** Start Material provided **

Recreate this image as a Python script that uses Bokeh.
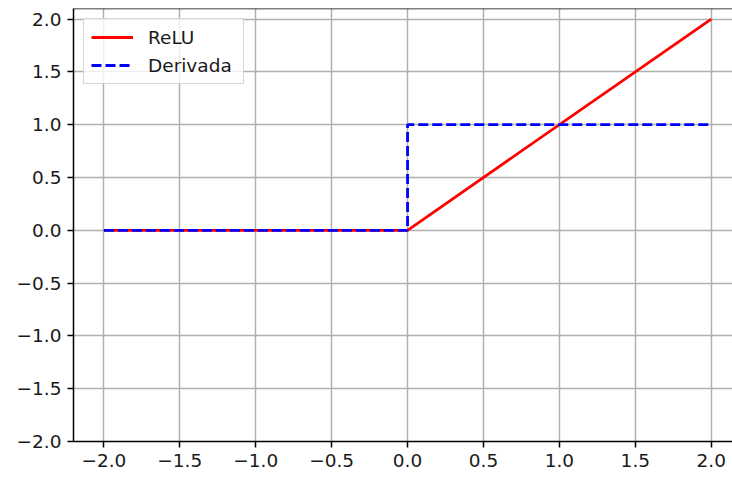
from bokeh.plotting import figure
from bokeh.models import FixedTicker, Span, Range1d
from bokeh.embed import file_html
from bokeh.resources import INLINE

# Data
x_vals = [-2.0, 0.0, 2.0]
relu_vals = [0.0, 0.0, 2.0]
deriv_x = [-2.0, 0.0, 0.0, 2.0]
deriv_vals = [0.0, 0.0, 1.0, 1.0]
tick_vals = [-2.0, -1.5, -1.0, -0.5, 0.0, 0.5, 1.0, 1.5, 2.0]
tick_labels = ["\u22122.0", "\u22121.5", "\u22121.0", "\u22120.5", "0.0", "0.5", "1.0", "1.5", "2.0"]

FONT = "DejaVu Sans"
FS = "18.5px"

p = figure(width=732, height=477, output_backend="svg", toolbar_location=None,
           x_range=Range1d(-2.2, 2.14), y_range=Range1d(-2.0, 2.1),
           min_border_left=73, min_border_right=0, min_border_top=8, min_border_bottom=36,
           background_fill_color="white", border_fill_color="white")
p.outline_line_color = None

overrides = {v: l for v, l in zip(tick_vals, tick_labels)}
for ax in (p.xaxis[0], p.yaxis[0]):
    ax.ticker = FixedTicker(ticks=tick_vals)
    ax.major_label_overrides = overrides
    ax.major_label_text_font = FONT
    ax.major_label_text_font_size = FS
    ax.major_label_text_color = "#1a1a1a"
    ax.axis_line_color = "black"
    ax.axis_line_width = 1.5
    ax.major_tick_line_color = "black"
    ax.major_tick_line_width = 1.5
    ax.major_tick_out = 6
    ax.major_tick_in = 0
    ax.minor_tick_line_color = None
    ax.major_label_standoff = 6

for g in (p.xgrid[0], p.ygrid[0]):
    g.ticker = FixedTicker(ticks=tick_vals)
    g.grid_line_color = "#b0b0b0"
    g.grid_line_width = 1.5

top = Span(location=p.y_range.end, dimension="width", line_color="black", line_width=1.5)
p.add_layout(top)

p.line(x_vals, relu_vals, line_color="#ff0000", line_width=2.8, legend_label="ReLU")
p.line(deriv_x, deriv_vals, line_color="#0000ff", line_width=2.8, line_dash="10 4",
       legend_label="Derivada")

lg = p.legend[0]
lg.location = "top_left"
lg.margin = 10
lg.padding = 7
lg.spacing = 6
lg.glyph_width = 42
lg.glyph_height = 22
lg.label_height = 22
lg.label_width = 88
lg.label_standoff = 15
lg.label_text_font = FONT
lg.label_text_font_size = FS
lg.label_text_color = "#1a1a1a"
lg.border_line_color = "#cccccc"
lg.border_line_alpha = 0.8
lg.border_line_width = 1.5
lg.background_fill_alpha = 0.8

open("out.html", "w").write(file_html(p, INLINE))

** End Material provided **

**Your goal**
From the first line of the listing above, repeat every line through the one holding "from bokeh.resources import INLINE". Both ends count, and pictures stay out.

**Finished answer**
Recreate this image as a Python script that uses Bokeh.
from bokeh.plotting import figure
from bokeh.models import FixedTicker, Span, Range1d
from bokeh.embed import file_html
from bokeh.resources import INLINE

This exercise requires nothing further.